> Given material:
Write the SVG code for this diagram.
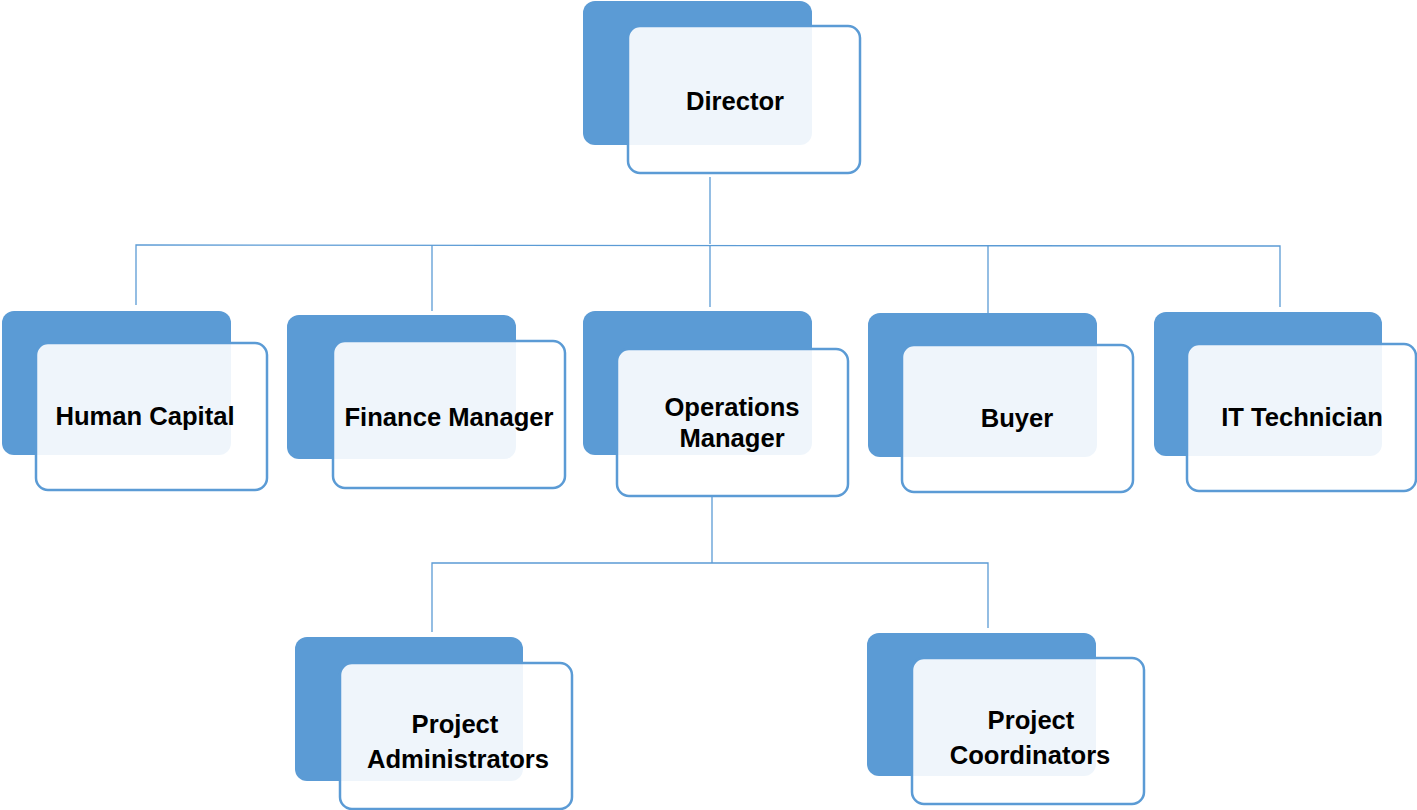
<svg xmlns="http://www.w3.org/2000/svg" width="1417" height="810" viewBox="0 0 1417 810">
<style>
.back{fill:#5B9BD5}
.front{fill:#FFFFFF;fill-opacity:0.9;stroke:#5B9BD5;stroke-width:2.5}
.lbl{font-family:"Liberation Sans",Arial,sans-serif;font-weight:bold;font-size:25.6px;fill:#000;text-anchor:middle}
.conn{fill:none;stroke:#5B9BD5;stroke-width:1.3}
</style>
<rect width="1417" height="810" fill="#FFFFFF"/>
<g id="connectors">
<polyline class="conn" points="710,177 710,244"/>
<polyline class="conn" points="136,305 136,245 1280,246 1280,307"/>
<polyline class="conn" points="432,311 432,245"/>
<polyline class="conn" points="710,307 710,245"/>
<polyline class="conn" points="988,313 988,246"/>
<polyline class="conn" points="712,497 712,563"/>
<polyline class="conn" points="432,632 432,563 988,563 988,628"/>
</g>
<g id="director">
<rect class="back" x="583" y="1" width="229" height="144" rx="12"/>
<rect class="front" x="628" y="26" width="232" height="147" rx="12"/>
<text class="lbl" x="735" y="110">Director</text>
</g>
<g id="human-capital">
<rect class="back" x="2" y="311" width="229" height="144" rx="12"/>
<rect class="front" x="36" y="343" width="231" height="147" rx="12"/>
<text class="lbl" x="145" y="425">Human Capital</text>
</g>
<g id="finance-manager">
<rect class="back" x="287" y="315" width="229" height="144" rx="12"/>
<rect class="front" x="333" y="341" width="232" height="147" rx="12"/>
<text class="lbl" x="449" y="426">Finance Manager</text>
</g>
<g id="operations-manager">
<rect class="back" x="583" y="311" width="229" height="144" rx="12"/>
<rect class="front" x="617" y="349" width="231" height="147" rx="12"/>
<text class="lbl" x="732" y="416">Operations</text>
<text class="lbl" x="732" y="447">Manager</text>
</g>
<g id="buyer">
<rect class="back" x="868" y="313" width="229" height="144" rx="12"/>
<rect class="front" x="902" y="345" width="231" height="147" rx="12"/>
<text class="lbl" x="1017" y="427">Buyer</text>
</g>
<g id="it-technician">
<rect class="back" x="1154" y="312" width="228" height="144" rx="12"/>
<rect class="front" x="1187" y="344" width="229" height="147" rx="12"/>
<text class="lbl" x="1302" y="426">IT Technician</text>
</g>
<g id="project-administrators">
<rect class="back" x="295" y="637" width="228" height="144" rx="12"/>
<rect class="front" x="340" y="663" width="232" height="146" rx="12"/>
<text class="lbl" x="455" y="733">Project</text>
<text class="lbl" x="458" y="768">Administrators</text>
</g>
<g id="project-coordinators">
<rect class="back" x="867" y="633" width="229" height="143" rx="12"/>
<rect class="front" x="912" y="658" width="232" height="146" rx="12"/>
<text class="lbl" x="1031" y="729">Project</text>
<text class="lbl" x="1030" y="764">Coordinators</text>
</g>
</svg>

> What is needed:
Without the pictures, repeat the listing above exactly.

> Response for this exercise:
Write the SVG code for this diagram.
<svg xmlns="http://www.w3.org/2000/svg" width="1417" height="810" viewBox="0 0 1417 810">
<style>
.back{fill:#5B9BD5}
.front{fill:#FFFFFF;fill-opacity:0.9;stroke:#5B9BD5;stroke-width:2.5}
.lbl{font-family:"Liberation Sans",Arial,sans-serif;font-weight:bold;font-size:25.6px;fill:#000;text-anchor:middle}
.conn{fill:none;stroke:#5B9BD5;stroke-width:1.3}
</style>
<rect width="1417" height="810" fill="#FFFFFF"/>
<g id="connectors">
<polyline class="conn" points="710,177 710,244"/>
<polyline class="conn" points="136,305 136,245 1280,246 1280,307"/>
<polyline class="conn" points="432,311 432,245"/>
<polyline class="conn" points="710,307 710,245"/>
<polyline class="conn" points="988,313 988,246"/>
<polyline class="conn" points="712,497 712,563"/>
<polyline class="conn" points="432,632 432,563 988,563 988,628"/>
</g>
<g id="director">
<rect class="back" x="583" y="1" width="229" height="144" rx="12"/>
<rect class="front" x="628" y="26" width="232" height="147" rx="12"/>
<text class="lbl" x="735" y="110">Director</text>
</g>
<g id="human-capital">
<rect class="back" x="2" y="311" width="229" height="144" rx="12"/>
<rect class="front" x="36" y="343" width="231" height="147" rx="12"/>
<text class="lbl" x="145" y="425">Human Capital</text>
</g>
<g id="finance-manager">
<rect class="back" x="287" y="315" width="229" height="144" rx="12"/>
<rect class="front" x="333" y="341" width="232" height="147" rx="12"/>
<text class="lbl" x="449" y="426">Finance Manager</text>
</g>
<g id="operations-manager">
<rect class="back" x="583" y="311" width="229" height="144" rx="12"/>
<rect class="front" x="617" y="349" width="231" height="147" rx="12"/>
<text class="lbl" x="732" y="416">Operations</text>
<text class="lbl" x="732" y="447">Manager</text>
</g>
<g id="buyer">
<rect class="back" x="868" y="313" width="229" height="144" rx="12"/>
<rect class="front" x="902" y="345" width="231" height="147" rx="12"/>
<text class="lbl" x="1017" y="427">Buyer</text>
</g>
<g id="it-technician">
<rect class="back" x="1154" y="312" width="228" height="144" rx="12"/>
<rect class="front" x="1187" y="344" width="229" height="147" rx="12"/>
<text class="lbl" x="1302" y="426">IT Technician</text>
</g>
<g id="project-administrators">
<rect class="back" x="295" y="637" width="228" height="144" rx="12"/>
<rect class="front" x="340" y="663" width="232" height="146" rx="12"/>
<text class="lbl" x="455" y="733">Project</text>
<text class="lbl" x="458" y="768">Administrators</text>
</g>
<g id="project-coordinators">
<rect class="back" x="867" y="633" width="229" height="143" rx="12"/>
<rect class="front" x="912" y="658" width="232" height="146" rx="12"/>
<text class="lbl" x="1031" y="729">Project</text>
<text class="lbl" x="1030" y="764">Coordinators</text>
</g>
</svg>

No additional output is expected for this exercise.